Jak przebiega rywalizacja z Dominikiem Kalinkowskim? Jest Warszawska rywalizacja, czy nakręcacie się nawzajem?
– Rywalizacja to naturalna sprawa. Myślę, że nakręcamy się pozytywnie. Każdemu zależy na dobru ogółu. Kali jak bronił wspierałem go jak mogłem i tak samo On mnie wspiera jak ja gram.
Trener Nocoń dał Tobie jasny sygnał, że będziesz jedynką, czy przed każdą przedmeczową odprawą jest dreszczyk niepewności?
– Wyniki są średnie, więc zawsze mogą być zmiany. Nigdy nie ma pewności kto wyjdzie w pierwszym składzie. Zawsze trzeba być gotowym, ale przed meczem na treningu mniej więcej wiadomo jaki może być przewidywalny skład.
Wiosną punktujecie lepiej niż jesienią, ale rywale w walce o utrzymanie też walczą w każdym meczu. Jakie są nastroje w drużynie?
– To jest sport – nikt nie odpuszcza, zawsze ciężej się gra o utrzymanie. Nastroje w drużynie są bojowe, zdajemy sobie sprawę, że zawiedliśmy ostatnio, ale nikt nie spuszcza głowy. Będzie walka do końca! Każdy wie, że margines błędu się wyczerpał i trzeba pokazać charakter w tym trudnym momencie.
W Odrze z bramkarzami pracował Adam Kania, teraz Marcin Feć, kto miał wpływ na Twój rozwój wcześniej?
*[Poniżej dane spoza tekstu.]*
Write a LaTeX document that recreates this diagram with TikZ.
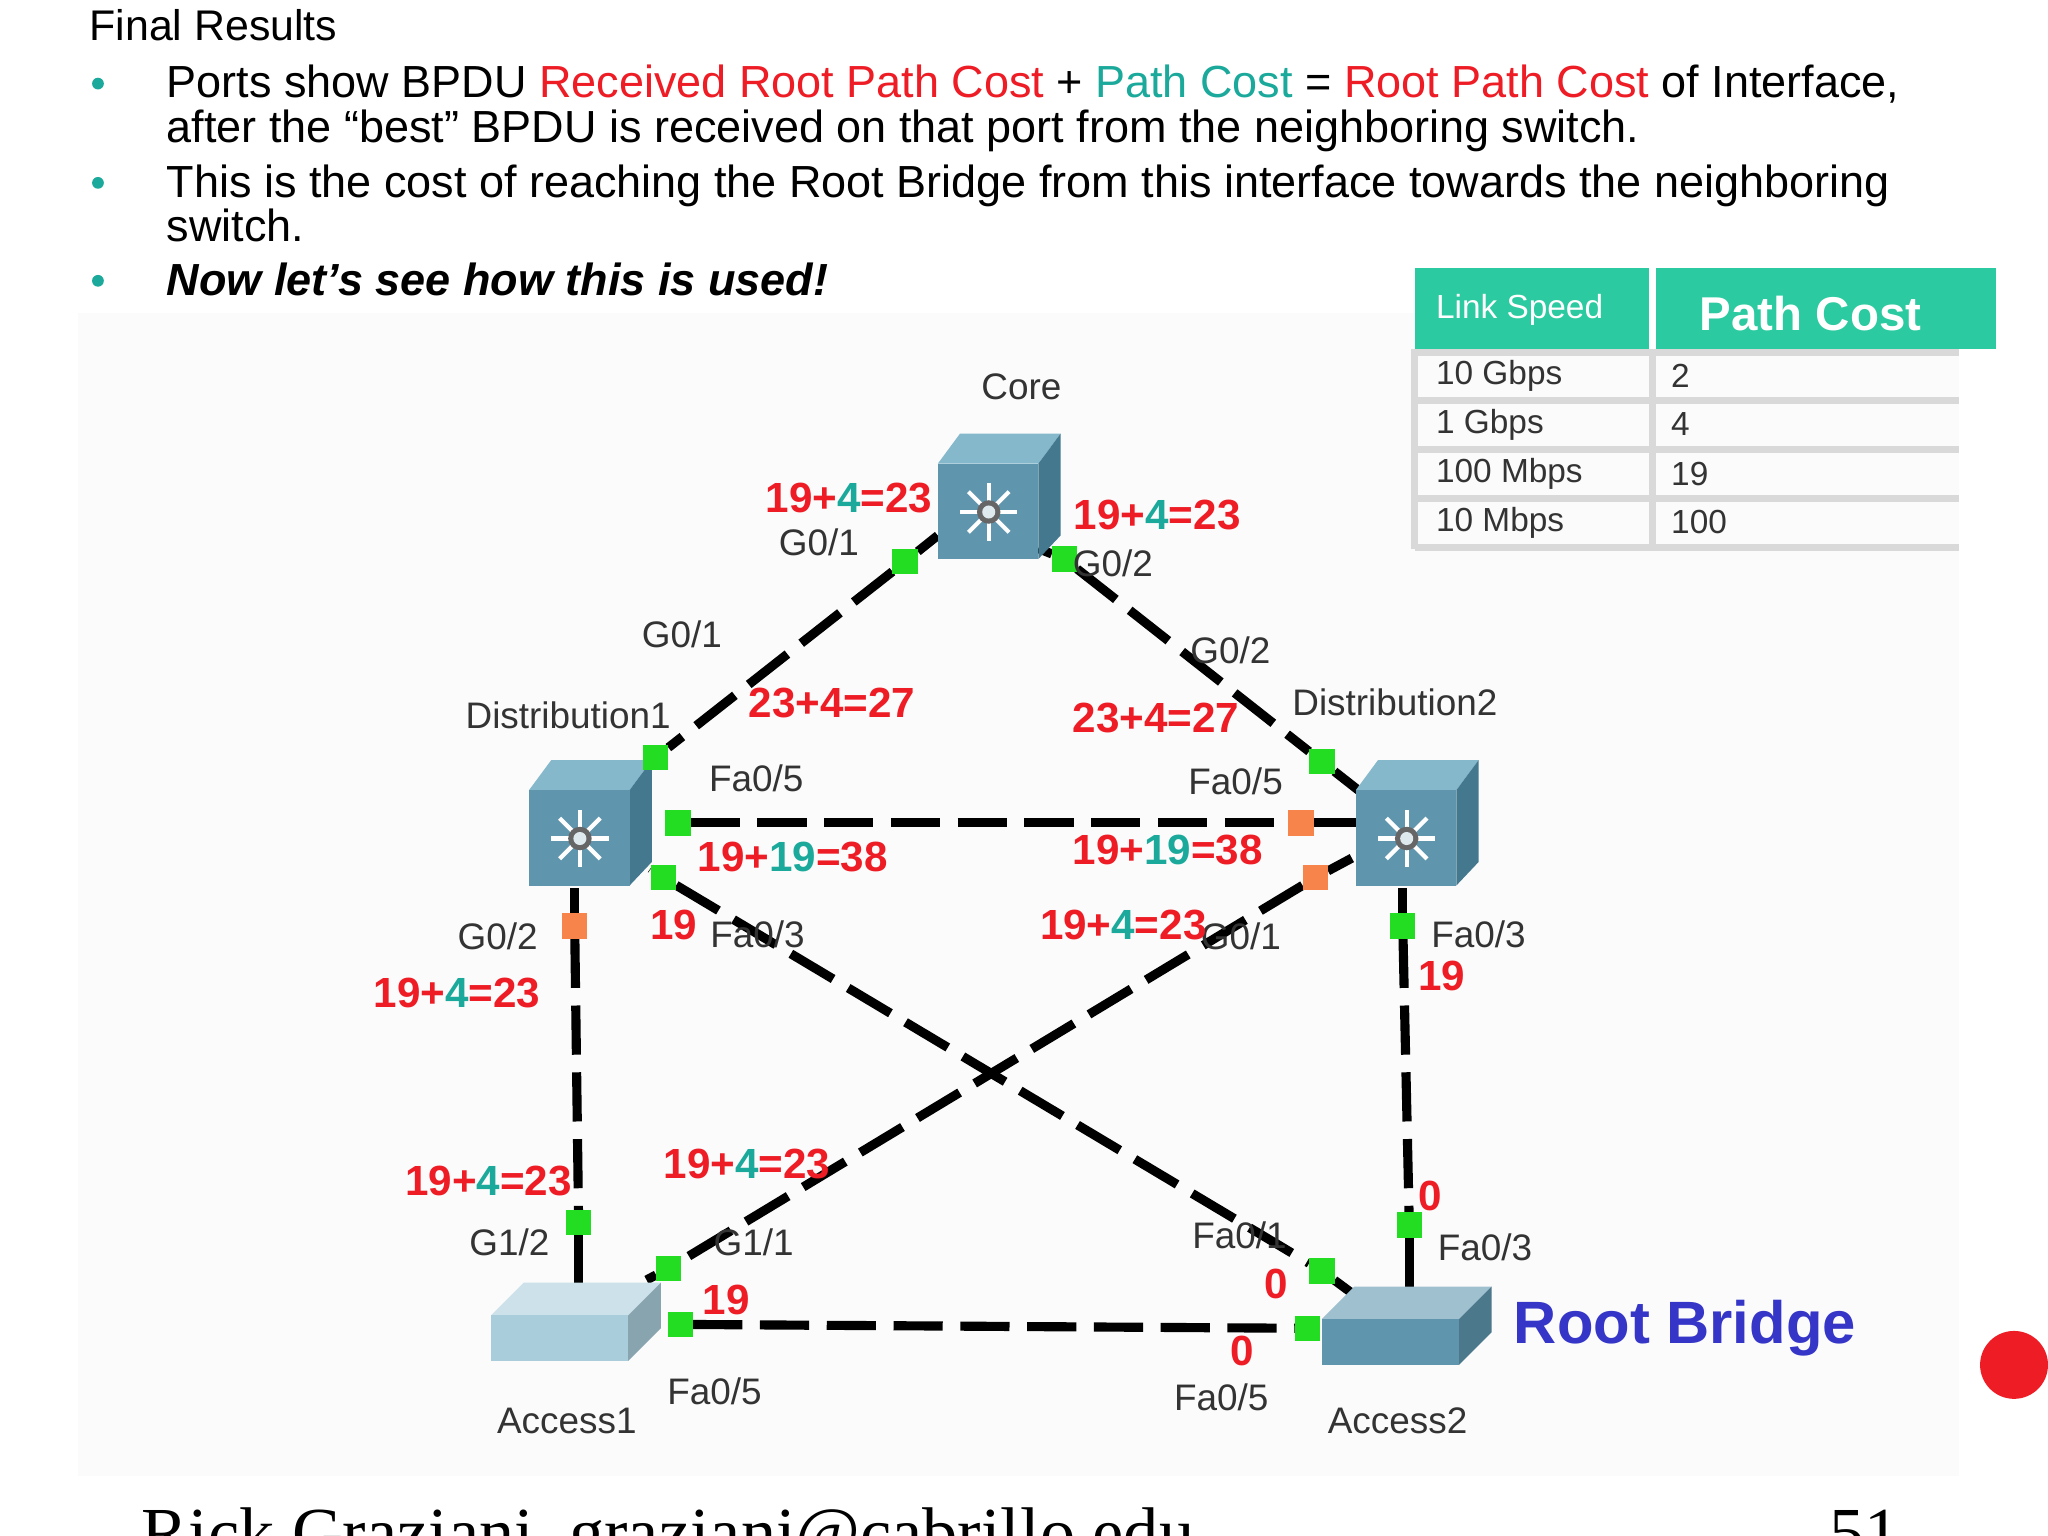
\documentclass[tikz,border=0pt]{standalone}
\usepackage{fontspec}
\setmainfont{Liberation Sans}
\newfontfamily\serifx{Liberation Serif}
\definecolor{rd}{HTML}{EE1C25}
\definecolor{tl}{HTML}{1BA99B}
\definecolor{hd}{HTML}{2CCAA0}
\definecolor{bl}{HTML}{3535C8}
\definecolor{gn}{HTML}{22DD22}
\definecolor{og}{HTML}{F7844A}
\definecolor{sf}{HTML}{5F96AE}
\definecolor{st}{HTML}{86B8CC}
\definecolor{ss}{HTML}{43788F}
\begin{document}
\begin{tikzpicture}[x=0.013061cm,y=-0.013061cm,
  port/.style={fill=gn,minimum size=0.24cm,inner sep=0pt},
  oport/.style={fill=og,minimum size=0.24cm,inner sep=0pt},
  link/.style={line width=2.6pt,dash pattern=on 14pt off 5pt},
  lab/.style={font=\fontsize{10.5}{12}\selectfont,text=black!80},
  num/.style={font=\fontsize{12}{13}\selectfont\bfseries,text=rd},
  body/.style={font=\fontsize{12.8}{15}\selectfont,anchor=base west,inner sep=0pt}]
\useasboundingbox (0,0) rectangle (1568,1176);
\fill[white] (0,0) rectangle (1568,1176);
\fill[black!1.5] (60,240) rectangle (1500,1130);
% header text
\node[body,font=\fontsize{12.2}{14}\selectfont] (t0) at (68,31) {Final Results};
\foreach \yy in {64,140,215} \fill[tl] (75,\yy) circle (4.5);
\node[body] (t1) at (127,75) {Ports show BPDU \textcolor{rd}{Received Root Path Cost} + \textcolor{tl}{Path Cost} = \textcolor{rd}{Root Path Cost} of Interface,};
\node[body] (t2) at (127,109) {after the “best” BPDU is received on that port from the neighboring switch.};
\node[body] (t3) at (127,151) {This is the cost of reaching the Root Bridge from this interface towards the neighboring};
\node[body] (t4) at (127,185) {switch.};
\node[body] (t5) at (127,226) {\bfseries\itshape Now let’s see how this is used!};
% table
\fill[hd] (1083,205) rectangle (1528,267);
\draw[white,line width=2pt] (1265,205) -- (1265,267);
\node[anchor=west,text=white,font=\fontsize{9.5}{11}\selectfont] (h1) at (1090,237) {Link Speed};
\node[anchor=west,text=white,font=\fontsize{13.5}{15}\selectfont\bfseries] (h2) at (1292,240) {Path Cost};
\foreach \yy in {270,307,344,382,419} \draw[black!15,line width=2pt] (1083,\yy) -- (1500,\yy);
\draw[black!15,line width=2pt] (1083,267) -- (1083,420) (1265,267) -- (1265,420);
\foreach \a/\b/\yy in {10 Gbps/2/288,1 Gbps/4/325,100 Mbps/19/363,10 Mbps/100/400}{
  \node[anchor=west,font=\fontsize{9.5}{11}\selectfont,text=black!80] at (1090,\yy) {\a};
  \node[anchor=west,font=\fontsize{9.5}{11}\selectfont,text=black!80] at (1270,\yy) {\b};}
% ports
\node[port] (c1) at (693,430) {}; \node[port] (c2) at (815,428) {};
\node[port] (d1a) at (502,580) {}; \node[port] (d2a) at (1012,583) {};
\node[port] (d1b) at (519,630) {}; \node[oport] (d2b) at (996,630) {};
\node[port] (d1c) at (508,672) {}; \node[oport] (d2c) at (1007,672) {};
\node[oport] (d1d) at (440,709) {}; \node[port] (d2d) at (1074,709) {};
\node[port] (a1a) at (443,936) {}; \node[port] (a1b) at (512,971) {};
\node[port] (a1c) at (521,1014) {}; \node[port] (a2a) at (1079,938) {};
\node[port] (a2b) at (1012,973) {}; \node[port] (a2c) at (1001,1017) {};
% links
\draw[link] (c1) -- (d1a); \draw[link] (c2) -- (d2a);
\draw[link] (d1b) -- (d2b); \draw[link] (d1c) -- (a2b);
\draw[link] (d2c) -- (a1b); \draw[link] (d1d) -- (a1a);
\draw[link] (d2d) -- (a2a); \draw[link] (a1c) -- (a2c);
\draw[link] (d1a) -- (495,588); \draw[link] (d2a) -- (1040,605);
\draw[link] (d2b) -- (1040,630); \draw[link] (d1c) -- (498,665);
\draw[link] (d2c) -- (1035,657); \draw[link] (d1d) -- (440,680);
\draw[link] (a1a) -- (443,985); \draw[link] (a2a) -- (1079,985);
\draw[link] (a1b) -- (495,980); \draw[link] (a2b) -- (1035,990);
\draw[link] (c1) -- (718,410); \draw[link] (c2) -- (795,420);
\draw[link] (d2d) -- (1074,680);
% switch cubes
\newcommand\mycube[2]{%
  \fill[st] (#1-47,#2-25) -- (#1-30,#2-48) -- (#1+47,#2-48) -- (#1+30,#2-25) -- cycle;
  \fill[ss] (#1+30,#2-25) -- (#1+47,#2-48) -- (#1+47,#2+30) -- (#1+30,#2+48) -- cycle;
  \fill[sf] (#1-47,#2-25) rectangle (#1+30,#2+48);
  \foreach \ang in {0,45,...,315}
    \draw[white,line width=1.2pt] (#1-8,#2+12) ++(\ang:8) -- ++(\ang:14);
  \fill[black!60] (#1-8,#2+12) circle (9);
  \fill[white!80!sf] (#1-8,#2+12) circle (5);}
\mycube{765}{380}
\mycube{452}{630}
\mycube{1085}{630}
% access switches
\newcommand\myflat[3]{%
  \fill[#3!60!white] (#1-65,#2-5) -- (#1-40,#2-30) -- (#1+65,#2-30) -- (#1+40,#2-5) -- cycle;
  \fill[#3!80!black] (#1+40,#2-5) -- (#1+65,#2-30) -- (#1+65,#2+5) -- (#1+40,#2+30) -- cycle;
  \fill[#3] (#1-65,#2-5) rectangle (#1+40,#2+30);}
\myflat{441}{1012}{st!70!white}
\myflat{1077}{1015}{sf}
% redraw ports on top
\foreach \p in {c1,c2,d1a,d2a,d1b,d1c,d2d,a1a,a1b,a1c,a2a,a2b,a2c} \fill[gn] (\p.south west) rectangle (\p.north east);
\foreach \p in {d2b,d2c,d1d} \fill[og] (\p.south west) rectangle (\p.north east);
% labels
\def\sf#1#2#3{\textcolor{rd}{#1+}\textcolor{tl}{#2}\textcolor{rd}{=#3}}
\foreach \x/\y/\t in {782/296/{Core},627/415/{G0/1},852/431/{G0/2},522/486/{G0/1},942/498/{G0/2},435/548/{Distribution1},1068/538/{Distribution2},579/596/{Fa0/5},946/598/{Fa0/5},580/715/{Fa0/3},950/717/{G0/1},381/717/{G0/2},1132/715/{Fa0/3},390/951/{G1/2},577/951/{G1/1},949/946/{Fa0/1},1137/955/{Fa0/3},547/1065/{Fa0/5},935/1070/{Fa0/5},434/1088/{Access1},1070/1088/{Access2}}
  \node[lab] at (\x,\y) {\t};
\node[num] at (650,381) {\sf{19}{4}{23}};
\node[num] at (886,394) {\sf{19}{4}{23}};
\node[num] at (637,538) {23+4=27};
\node[num] at (885,550) {23+4=27};
\node[num] at (607,656) {\sf{19}{19}{38}};
\node[num] at (894,651) {\sf{19}{19}{38}};
\node[num] at (860,708) {\sf{19}{4}{23}};
\node[num] at (350,760) {\sf{19}{4}{23}};
\node[num] at (374,904) {\sf{19}{4}{23}};
\node[num] at (572,891) {\sf{19}{4}{23}};
\foreach \x/\y/\t in {516/708/19,1104/747/19,556/995/19,1095/916/0,977/983/0,951/1034/0}
  \node[num] at (\x,\y) {\t};
\node[text=bl,font=\fontsize{17}{20}\selectfont\bfseries] (rb) at (1290,1017) {Root Bridge};
\fill[rd] (1542,1045) circle (26);
\node[anchor=base west,inner sep=0pt,font=\serifx\fontsize{20}{20}\selectfont] (ft) at (108,1192) {Rick Graziani\ \ graziani@cabrillo.edu};
\node[anchor=base west,inner sep=0pt,font=\serifx\fontsize{20}{20}\selectfont] (pg) at (1400,1192) {51};
\end{tikzpicture}
\end{document}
– Połowę przygody z piłką spędziłem w Legii Warszawa i tam mnie wychowano. Było dużo trenerów, ale pierwszym był Marcin Muszyński. On pokazał mi od podstaw jak to wygląda. Na pewno miałem przyjemność trenować z trenerem Dowhaniem, u którego bardzo dużo się nauczyłem. Tak naprawdę każdego z trenerów musiał bym wymienić, bo od każdego coś wyniosłem.